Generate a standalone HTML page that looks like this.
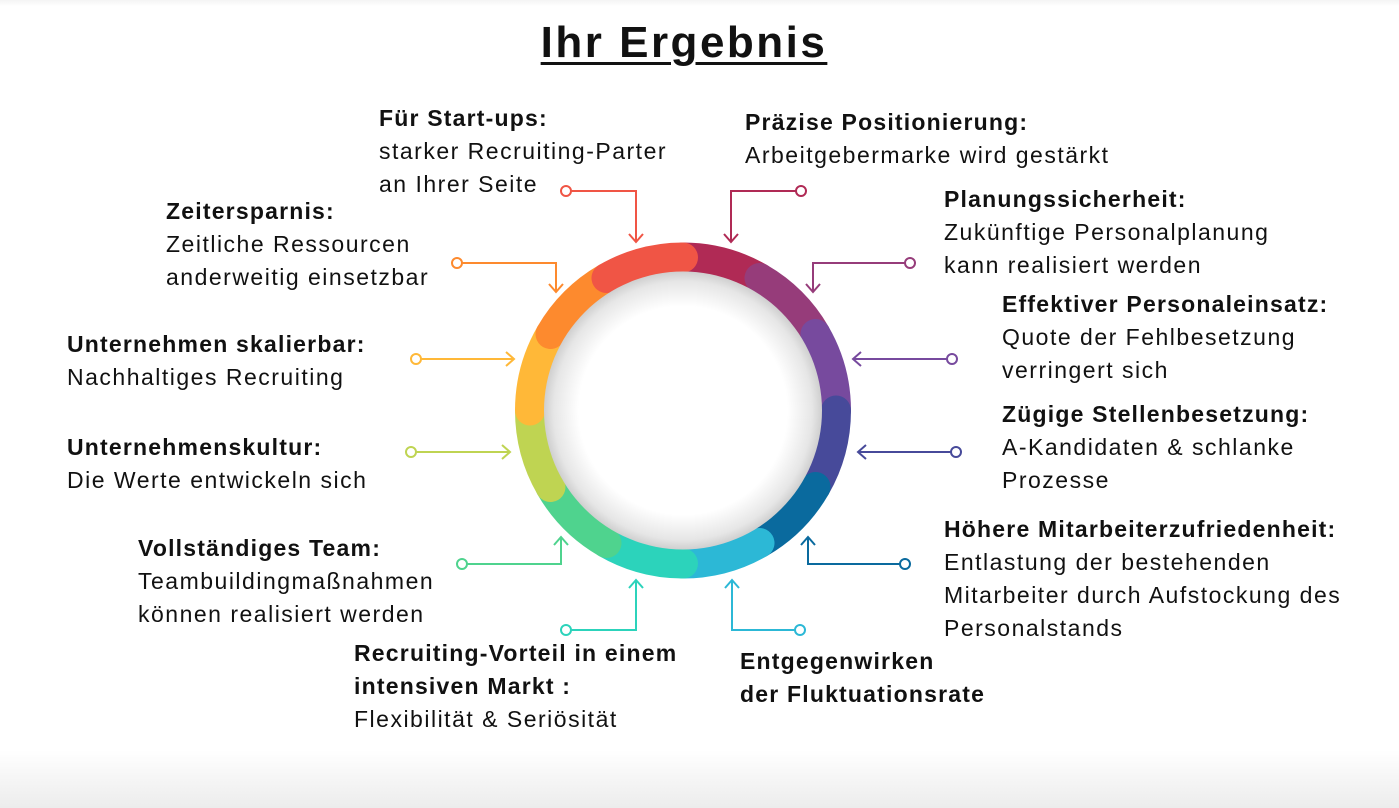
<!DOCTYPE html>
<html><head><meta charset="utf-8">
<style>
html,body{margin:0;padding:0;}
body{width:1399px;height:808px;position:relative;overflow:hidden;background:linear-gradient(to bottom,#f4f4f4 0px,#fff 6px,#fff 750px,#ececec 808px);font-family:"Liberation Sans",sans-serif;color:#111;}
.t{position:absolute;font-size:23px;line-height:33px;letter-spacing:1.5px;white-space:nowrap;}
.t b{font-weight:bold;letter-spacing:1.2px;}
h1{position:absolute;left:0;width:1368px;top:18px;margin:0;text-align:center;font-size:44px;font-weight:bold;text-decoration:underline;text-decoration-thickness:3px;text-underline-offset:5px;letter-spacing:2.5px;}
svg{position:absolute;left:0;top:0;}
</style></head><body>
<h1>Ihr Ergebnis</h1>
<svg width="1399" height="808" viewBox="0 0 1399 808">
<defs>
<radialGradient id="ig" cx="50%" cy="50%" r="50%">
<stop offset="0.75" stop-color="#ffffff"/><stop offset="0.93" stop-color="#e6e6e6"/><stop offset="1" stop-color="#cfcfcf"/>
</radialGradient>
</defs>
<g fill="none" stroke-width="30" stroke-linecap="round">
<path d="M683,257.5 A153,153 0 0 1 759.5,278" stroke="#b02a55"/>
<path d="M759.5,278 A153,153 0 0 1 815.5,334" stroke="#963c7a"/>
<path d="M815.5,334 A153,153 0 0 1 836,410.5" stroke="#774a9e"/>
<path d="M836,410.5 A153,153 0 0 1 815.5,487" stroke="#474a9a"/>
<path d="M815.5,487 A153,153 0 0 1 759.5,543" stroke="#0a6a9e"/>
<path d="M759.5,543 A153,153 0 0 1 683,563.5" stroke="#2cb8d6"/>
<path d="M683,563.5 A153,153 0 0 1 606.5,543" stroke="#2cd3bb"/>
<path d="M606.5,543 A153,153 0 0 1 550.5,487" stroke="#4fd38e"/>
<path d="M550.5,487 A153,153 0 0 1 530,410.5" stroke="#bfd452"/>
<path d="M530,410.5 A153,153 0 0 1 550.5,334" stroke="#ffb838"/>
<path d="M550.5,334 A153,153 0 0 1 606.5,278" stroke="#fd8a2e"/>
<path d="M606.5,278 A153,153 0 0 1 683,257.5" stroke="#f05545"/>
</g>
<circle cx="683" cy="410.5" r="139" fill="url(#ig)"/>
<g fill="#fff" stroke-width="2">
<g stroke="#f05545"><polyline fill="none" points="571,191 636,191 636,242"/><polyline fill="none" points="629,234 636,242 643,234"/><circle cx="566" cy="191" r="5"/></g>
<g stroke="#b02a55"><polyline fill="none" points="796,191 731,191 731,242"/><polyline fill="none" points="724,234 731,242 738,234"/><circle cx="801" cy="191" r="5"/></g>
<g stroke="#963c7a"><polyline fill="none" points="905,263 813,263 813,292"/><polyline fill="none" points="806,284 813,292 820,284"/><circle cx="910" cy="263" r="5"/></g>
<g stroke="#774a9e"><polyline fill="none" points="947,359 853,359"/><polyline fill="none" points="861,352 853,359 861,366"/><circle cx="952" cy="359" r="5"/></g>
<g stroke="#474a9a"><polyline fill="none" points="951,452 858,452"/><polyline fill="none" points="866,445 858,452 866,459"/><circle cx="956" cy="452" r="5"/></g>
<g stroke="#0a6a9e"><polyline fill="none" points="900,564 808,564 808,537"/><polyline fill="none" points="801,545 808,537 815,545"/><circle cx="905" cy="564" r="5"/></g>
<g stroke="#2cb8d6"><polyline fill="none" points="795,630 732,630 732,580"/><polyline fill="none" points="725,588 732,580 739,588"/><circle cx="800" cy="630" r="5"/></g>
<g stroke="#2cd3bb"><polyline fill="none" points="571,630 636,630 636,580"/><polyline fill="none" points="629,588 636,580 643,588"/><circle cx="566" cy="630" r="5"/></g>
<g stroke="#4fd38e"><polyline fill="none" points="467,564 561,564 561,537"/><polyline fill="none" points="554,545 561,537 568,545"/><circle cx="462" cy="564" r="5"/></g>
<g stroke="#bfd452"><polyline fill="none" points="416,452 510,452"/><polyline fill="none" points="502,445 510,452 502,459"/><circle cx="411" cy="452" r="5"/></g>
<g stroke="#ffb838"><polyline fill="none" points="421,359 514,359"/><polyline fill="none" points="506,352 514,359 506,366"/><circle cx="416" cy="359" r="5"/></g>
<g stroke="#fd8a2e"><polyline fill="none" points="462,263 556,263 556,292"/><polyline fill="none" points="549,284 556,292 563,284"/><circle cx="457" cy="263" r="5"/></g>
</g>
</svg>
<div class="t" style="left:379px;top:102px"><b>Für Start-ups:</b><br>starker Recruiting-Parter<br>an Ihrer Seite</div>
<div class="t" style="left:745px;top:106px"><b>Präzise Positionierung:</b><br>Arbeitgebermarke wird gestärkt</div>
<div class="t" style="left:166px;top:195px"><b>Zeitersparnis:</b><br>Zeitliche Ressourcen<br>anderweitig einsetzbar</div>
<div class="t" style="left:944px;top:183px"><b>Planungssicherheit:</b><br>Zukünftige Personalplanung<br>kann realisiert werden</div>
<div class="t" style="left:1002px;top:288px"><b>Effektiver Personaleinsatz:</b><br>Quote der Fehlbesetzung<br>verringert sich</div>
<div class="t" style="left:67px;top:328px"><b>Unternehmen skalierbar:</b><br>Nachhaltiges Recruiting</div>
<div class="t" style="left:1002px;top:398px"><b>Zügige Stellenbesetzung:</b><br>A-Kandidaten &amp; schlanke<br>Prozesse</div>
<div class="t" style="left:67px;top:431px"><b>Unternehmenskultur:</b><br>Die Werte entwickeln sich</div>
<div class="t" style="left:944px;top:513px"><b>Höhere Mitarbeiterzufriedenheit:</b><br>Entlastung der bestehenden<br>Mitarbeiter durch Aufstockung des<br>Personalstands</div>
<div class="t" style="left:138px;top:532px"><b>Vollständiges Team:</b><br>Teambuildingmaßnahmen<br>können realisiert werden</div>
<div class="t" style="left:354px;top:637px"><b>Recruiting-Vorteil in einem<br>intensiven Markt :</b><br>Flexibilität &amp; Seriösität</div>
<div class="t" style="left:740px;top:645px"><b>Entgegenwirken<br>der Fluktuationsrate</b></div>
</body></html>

▶ EXERCISE DETAILS
Without the images, write out each line of the data verbatim.

▶ COMPLETE ANSWER
Generate a standalone HTML page that looks like this.
<!DOCTYPE html>
<html><head><meta charset="utf-8">
<style>
html,body{margin:0;padding:0;}
body{width:1399px;height:808px;position:relative;overflow:hidden;background:linear-gradient(to bottom,#f4f4f4 0px,#fff 6px,#fff 750px,#ececec 808px);font-family:"Liberation Sans",sans-serif;color:#111;}
.t{position:absolute;font-size:23px;line-height:33px;letter-spacing:1.5px;white-space:nowrap;}
.t b{font-weight:bold;letter-spacing:1.2px;}
h1{position:absolute;left:0;width:1368px;top:18px;margin:0;text-align:center;font-size:44px;font-weight:bold;text-decoration:underline;text-decoration-thickness:3px;text-underline-offset:5px;letter-spacing:2.5px;}
svg{position:absolute;left:0;top:0;}
</style></head><body>
<h1>Ihr Ergebnis</h1>
<svg width="1399" height="808" viewBox="0 0 1399 808">
<defs>
<radialGradient id="ig" cx="50%" cy="50%" r="50%">
<stop offset="0.75" stop-color="#ffffff"/><stop offset="0.93" stop-color="#e6e6e6"/><stop offset="1" stop-color="#cfcfcf"/>
</radialGradient>
</defs>
<g fill="none" stroke-width="30" stroke-linecap="round">
<path d="M683,257.5 A153,153 0 0 1 759.5,278" stroke="#b02a55"/>
<path d="M759.5,278 A153,153 0 0 1 815.5,334" stroke="#963c7a"/>
<path d="M815.5,334 A153,153 0 0 1 836,410.5" stroke="#774a9e"/>
<path d="M836,410.5 A153,153 0 0 1 815.5,487" stroke="#474a9a"/>
<path d="M815.5,487 A153,153 0 0 1 759.5,543" stroke="#0a6a9e"/>
<path d="M759.5,543 A153,153 0 0 1 683,563.5" stroke="#2cb8d6"/>
<path d="M683,563.5 A153,153 0 0 1 606.5,543" stroke="#2cd3bb"/>
<path d="M606.5,543 A153,153 0 0 1 550.5,487" stroke="#4fd38e"/>
<path d="M550.5,487 A153,153 0 0 1 530,410.5" stroke="#bfd452"/>
<path d="M530,410.5 A153,153 0 0 1 550.5,334" stroke="#ffb838"/>
<path d="M550.5,334 A153,153 0 0 1 606.5,278" stroke="#fd8a2e"/>
<path d="M606.5,278 A153,153 0 0 1 683,257.5" stroke="#f05545"/>
</g>
<circle cx="683" cy="410.5" r="139" fill="url(#ig)"/>
<g fill="#fff" stroke-width="2">
<g stroke="#f05545"><polyline fill="none" points="571,191 636,191 636,242"/><polyline fill="none" points="629,234 636,242 643,234"/><circle cx="566" cy="191" r="5"/></g>
<g stroke="#b02a55"><polyline fill="none" points="796,191 731,191 731,242"/><polyline fill="none" points="724,234 731,242 738,234"/><circle cx="801" cy="191" r="5"/></g>
<g stroke="#963c7a"><polyline fill="none" points="905,263 813,263 813,292"/><polyline fill="none" points="806,284 813,292 820,284"/><circle cx="910" cy="263" r="5"/></g>
<g stroke="#774a9e"><polyline fill="none" points="947,359 853,359"/><polyline fill="none" points="861,352 853,359 861,366"/><circle cx="952" cy="359" r="5"/></g>
<g stroke="#474a9a"><polyline fill="none" points="951,452 858,452"/><polyline fill="none" points="866,445 858,452 866,459"/><circle cx="956" cy="452" r="5"/></g>
<g stroke="#0a6a9e"><polyline fill="none" points="900,564 808,564 808,537"/><polyline fill="none" points="801,545 808,537 815,545"/><circle cx="905" cy="564" r="5"/></g>
<g stroke="#2cb8d6"><polyline fill="none" points="795,630 732,630 732,580"/><polyline fill="none" points="725,588 732,580 739,588"/><circle cx="800" cy="630" r="5"/></g>
<g stroke="#2cd3bb"><polyline fill="none" points="571,630 636,630 636,580"/><polyline fill="none" points="629,588 636,580 643,588"/><circle cx="566" cy="630" r="5"/></g>
<g stroke="#4fd38e"><polyline fill="none" points="467,564 561,564 561,537"/><polyline fill="none" points="554,545 561,537 568,545"/><circle cx="462" cy="564" r="5"/></g>
<g stroke="#bfd452"><polyline fill="none" points="416,452 510,452"/><polyline fill="none" points="502,445 510,452 502,459"/><circle cx="411" cy="452" r="5"/></g>
<g stroke="#ffb838"><polyline fill="none" points="421,359 514,359"/><polyline fill="none" points="506,352 514,359 506,366"/><circle cx="416" cy="359" r="5"/></g>
<g stroke="#fd8a2e"><polyline fill="none" points="462,263 556,263 556,292"/><polyline fill="none" points="549,284 556,292 563,284"/><circle cx="457" cy="263" r="5"/></g>
</g>
</svg>
<div class="t" style="left:379px;top:102px"><b>Für Start-ups:</b><br>starker Recruiting-Parter<br>an Ihrer Seite</div>
<div class="t" style="left:745px;top:106px"><b>Präzise Positionierung:</b><br>Arbeitgebermarke wird gestärkt</div>
<div class="t" style="left:166px;top:195px"><b>Zeitersparnis:</b><br>Zeitliche Ressourcen<br>anderweitig einsetzbar</div>
<div class="t" style="left:944px;top:183px"><b>Planungssicherheit:</b><br>Zukünftige Personalplanung<br>kann realisiert werden</div>
<div class="t" style="left:1002px;top:288px"><b>Effektiver Personaleinsatz:</b><br>Quote der Fehlbesetzung<br>verringert sich</div>
<div class="t" style="left:67px;top:328px"><b>Unternehmen skalierbar:</b><br>Nachhaltiges Recruiting</div>
<div class="t" style="left:1002px;top:398px"><b>Zügige Stellenbesetzung:</b><br>A-Kandidaten &amp; schlanke<br>Prozesse</div>
<div class="t" style="left:67px;top:431px"><b>Unternehmenskultur:</b><br>Die Werte entwickeln sich</div>
<div class="t" style="left:944px;top:513px"><b>Höhere Mitarbeiterzufriedenheit:</b><br>Entlastung der bestehenden<br>Mitarbeiter durch Aufstockung des<br>Personalstands</div>
<div class="t" style="left:138px;top:532px"><b>Vollständiges Team:</b><br>Teambuildingmaßnahmen<br>können realisiert werden</div>
<div class="t" style="left:354px;top:637px"><b>Recruiting-Vorteil in einem<br>intensiven Markt :</b><br>Flexibilität &amp; Seriösität</div>
<div class="t" style="left:740px;top:645px"><b>Entgegenwirken<br>der Fluktuationsrate</b></div>
</body></html>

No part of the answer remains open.